→ SUPPLIED INFORMATION:
------------------------------------

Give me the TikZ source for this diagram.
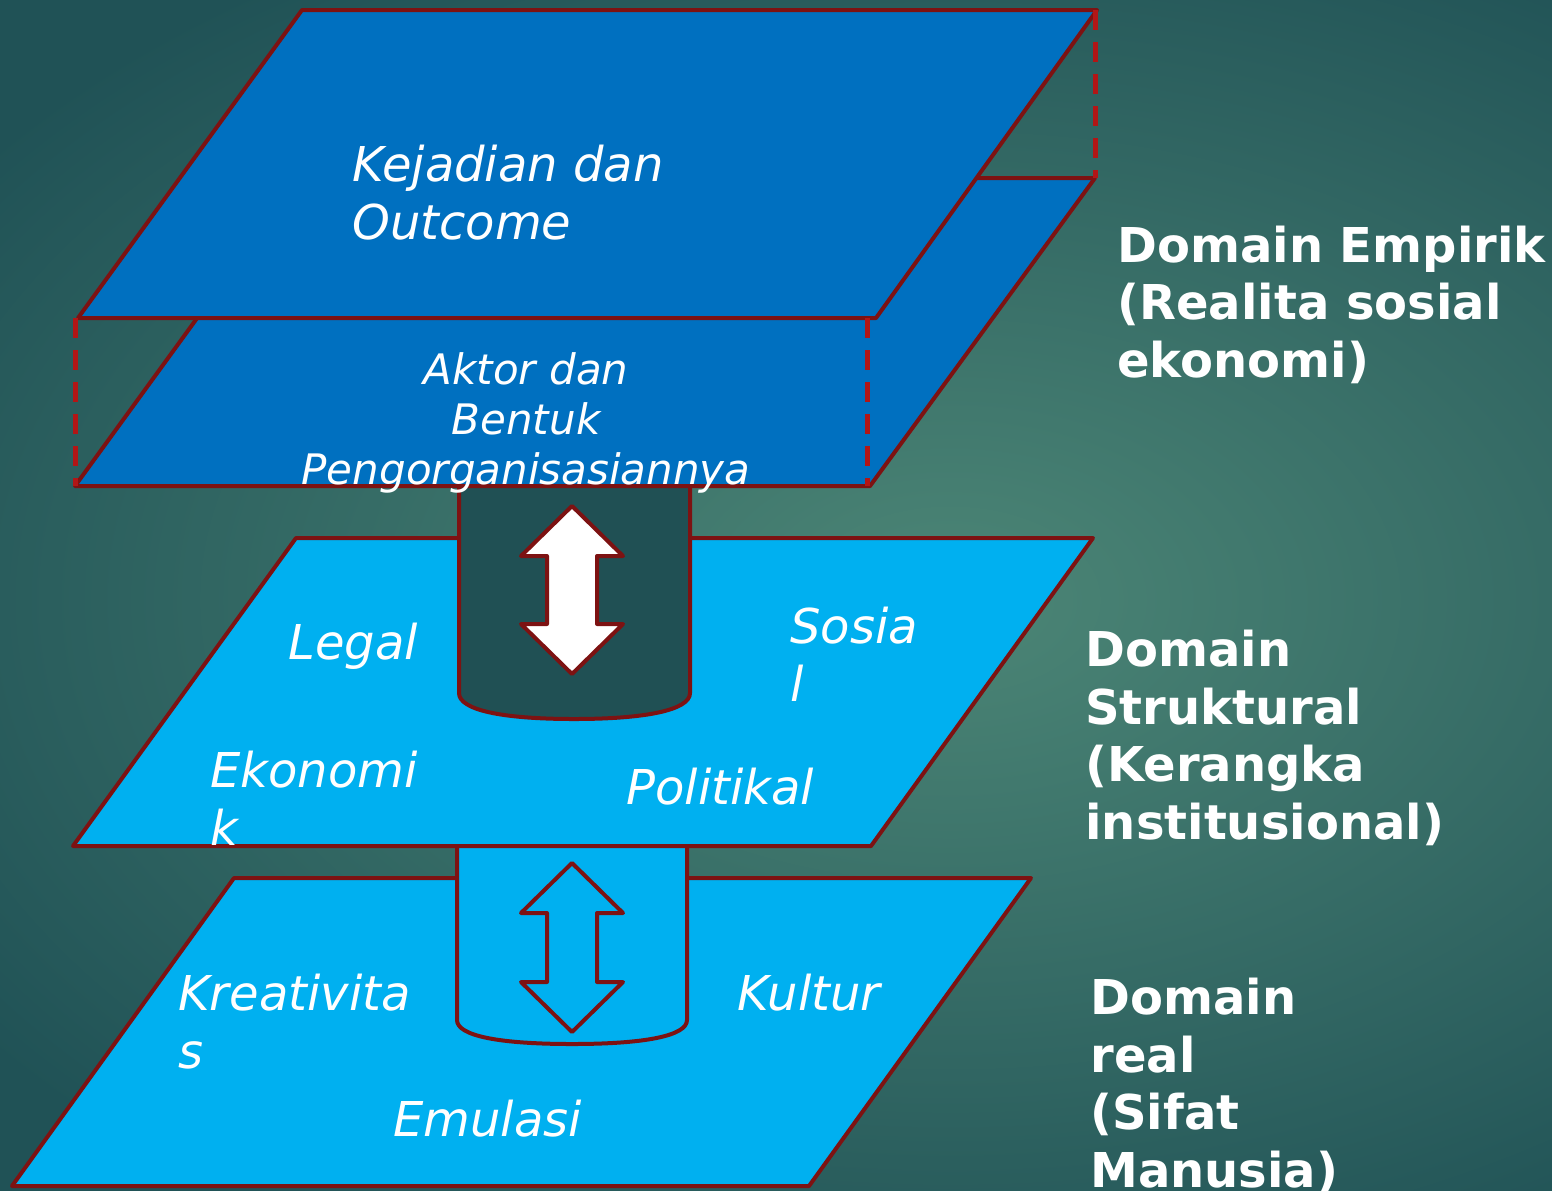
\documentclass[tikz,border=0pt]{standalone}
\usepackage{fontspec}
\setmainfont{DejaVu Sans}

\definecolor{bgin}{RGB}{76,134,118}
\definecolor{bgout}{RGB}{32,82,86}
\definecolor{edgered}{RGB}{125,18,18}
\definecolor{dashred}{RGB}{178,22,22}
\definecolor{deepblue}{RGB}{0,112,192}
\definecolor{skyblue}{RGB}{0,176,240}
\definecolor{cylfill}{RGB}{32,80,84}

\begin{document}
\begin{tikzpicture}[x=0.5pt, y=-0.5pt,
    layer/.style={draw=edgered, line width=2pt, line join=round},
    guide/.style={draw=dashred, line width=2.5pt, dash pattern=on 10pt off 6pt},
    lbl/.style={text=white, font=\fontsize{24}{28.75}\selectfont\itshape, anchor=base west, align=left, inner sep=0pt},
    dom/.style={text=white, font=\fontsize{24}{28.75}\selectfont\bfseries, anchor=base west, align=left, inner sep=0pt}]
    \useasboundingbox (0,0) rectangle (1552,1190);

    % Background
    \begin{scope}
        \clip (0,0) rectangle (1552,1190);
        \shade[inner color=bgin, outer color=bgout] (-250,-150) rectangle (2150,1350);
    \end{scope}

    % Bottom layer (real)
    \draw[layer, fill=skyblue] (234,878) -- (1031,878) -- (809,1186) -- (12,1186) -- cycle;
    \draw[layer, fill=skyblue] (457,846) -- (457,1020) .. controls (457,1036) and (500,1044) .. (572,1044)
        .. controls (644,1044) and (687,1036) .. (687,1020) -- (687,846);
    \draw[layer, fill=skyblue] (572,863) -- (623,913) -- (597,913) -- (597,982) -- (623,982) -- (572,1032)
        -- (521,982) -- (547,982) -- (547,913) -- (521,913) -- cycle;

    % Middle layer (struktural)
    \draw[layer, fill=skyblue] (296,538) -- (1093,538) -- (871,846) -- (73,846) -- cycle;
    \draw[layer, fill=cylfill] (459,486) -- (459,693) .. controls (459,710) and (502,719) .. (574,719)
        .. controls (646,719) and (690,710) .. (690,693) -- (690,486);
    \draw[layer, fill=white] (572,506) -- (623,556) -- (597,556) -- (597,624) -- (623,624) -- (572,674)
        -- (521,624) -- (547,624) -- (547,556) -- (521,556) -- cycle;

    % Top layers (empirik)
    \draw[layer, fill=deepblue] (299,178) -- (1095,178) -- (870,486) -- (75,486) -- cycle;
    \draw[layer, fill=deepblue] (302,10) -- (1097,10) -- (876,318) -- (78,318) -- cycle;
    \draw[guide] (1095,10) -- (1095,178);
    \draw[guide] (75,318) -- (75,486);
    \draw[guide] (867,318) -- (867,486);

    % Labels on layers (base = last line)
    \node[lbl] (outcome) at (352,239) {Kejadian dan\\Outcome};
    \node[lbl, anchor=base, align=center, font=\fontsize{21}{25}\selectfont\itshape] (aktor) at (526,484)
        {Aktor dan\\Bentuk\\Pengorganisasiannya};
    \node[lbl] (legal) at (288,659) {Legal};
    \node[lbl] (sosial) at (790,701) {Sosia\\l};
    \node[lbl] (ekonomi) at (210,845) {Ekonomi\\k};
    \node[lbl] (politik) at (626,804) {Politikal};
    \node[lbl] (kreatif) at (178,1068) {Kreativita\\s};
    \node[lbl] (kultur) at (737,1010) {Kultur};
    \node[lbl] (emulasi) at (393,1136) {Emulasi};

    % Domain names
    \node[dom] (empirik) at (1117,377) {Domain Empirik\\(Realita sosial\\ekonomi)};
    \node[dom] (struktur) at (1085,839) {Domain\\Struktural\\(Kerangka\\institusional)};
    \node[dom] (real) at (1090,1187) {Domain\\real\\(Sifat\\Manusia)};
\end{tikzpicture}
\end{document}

------------------------------------

→ REQUIREMENT: Write out every line above exactly as it is, leaving out the pictures.

→ RESULT:
Give me the TikZ source for this diagram.
\documentclass[tikz,border=0pt]{standalone}
\usepackage{fontspec}
\setmainfont{DejaVu Sans}

\definecolor{bgin}{RGB}{76,134,118}
\definecolor{bgout}{RGB}{32,82,86}
\definecolor{edgered}{RGB}{125,18,18}
\definecolor{dashred}{RGB}{178,22,22}
\definecolor{deepblue}{RGB}{0,112,192}
\definecolor{skyblue}{RGB}{0,176,240}
\definecolor{cylfill}{RGB}{32,80,84}

\begin{document}
\begin{tikzpicture}[x=0.5pt, y=-0.5pt,
    layer/.style={draw=edgered, line width=2pt, line join=round},
    guide/.style={draw=dashred, line width=2.5pt, dash pattern=on 10pt off 6pt},
    lbl/.style={text=white, font=\fontsize{24}{28.75}\selectfont\itshape, anchor=base west, align=left, inner sep=0pt},
    dom/.style={text=white, font=\fontsize{24}{28.75}\selectfont\bfseries, anchor=base west, align=left, inner sep=0pt}]
    \useasboundingbox (0,0) rectangle (1552,1190);

    % Background
    \begin{scope}
        \clip (0,0) rectangle (1552,1190);
        \shade[inner color=bgin, outer color=bgout] (-250,-150) rectangle (2150,1350);
    \end{scope}

    % Bottom layer (real)
    \draw[layer, fill=skyblue] (234,878) -- (1031,878) -- (809,1186) -- (12,1186) -- cycle;
    \draw[layer, fill=skyblue] (457,846) -- (457,1020) .. controls (457,1036) and (500,1044) .. (572,1044)
        .. controls (644,1044) and (687,1036) .. (687,1020) -- (687,846);
    \draw[layer, fill=skyblue] (572,863) -- (623,913) -- (597,913) -- (597,982) -- (623,982) -- (572,1032)
        -- (521,982) -- (547,982) -- (547,913) -- (521,913) -- cycle;

    % Middle layer (struktural)
    \draw[layer, fill=skyblue] (296,538) -- (1093,538) -- (871,846) -- (73,846) -- cycle;
    \draw[layer, fill=cylfill] (459,486) -- (459,693) .. controls (459,710) and (502,719) .. (574,719)
        .. controls (646,719) and (690,710) .. (690,693) -- (690,486);
    \draw[layer, fill=white] (572,506) -- (623,556) -- (597,556) -- (597,624) -- (623,624) -- (572,674)
        -- (521,624) -- (547,624) -- (547,556) -- (521,556) -- cycle;

    % Top layers (empirik)
    \draw[layer, fill=deepblue] (299,178) -- (1095,178) -- (870,486) -- (75,486) -- cycle;
    \draw[layer, fill=deepblue] (302,10) -- (1097,10) -- (876,318) -- (78,318) -- cycle;
    \draw[guide] (1095,10) -- (1095,178);
    \draw[guide] (75,318) -- (75,486);
    \draw[guide] (867,318) -- (867,486);

    % Labels on layers (base = last line)
    \node[lbl] (outcome) at (352,239) {Kejadian dan\\Outcome};
    \node[lbl, anchor=base, align=center, font=\fontsize{21}{25}\selectfont\itshape] (aktor) at (526,484)
        {Aktor dan\\Bentuk\\Pengorganisasiannya};
    \node[lbl] (legal) at (288,659) {Legal};
    \node[lbl] (sosial) at (790,701) {Sosia\\l};
    \node[lbl] (ekonomi) at (210,845) {Ekonomi\\k};
    \node[lbl] (politik) at (626,804) {Politikal};
    \node[lbl] (kreatif) at (178,1068) {Kreativita\\s};
    \node[lbl] (kultur) at (737,1010) {Kultur};
    \node[lbl] (emulasi) at (393,1136) {Emulasi};

    % Domain names
    \node[dom] (empirik) at (1117,377) {Domain Empirik\\(Realita sosial\\ekonomi)};
    \node[dom] (struktur) at (1085,839) {Domain\\Struktural\\(Kerangka\\institusional)};
    \node[dom] (real) at (1090,1187) {Domain\\real\\(Sifat\\Manusia)};
\end{tikzpicture}
\end{document}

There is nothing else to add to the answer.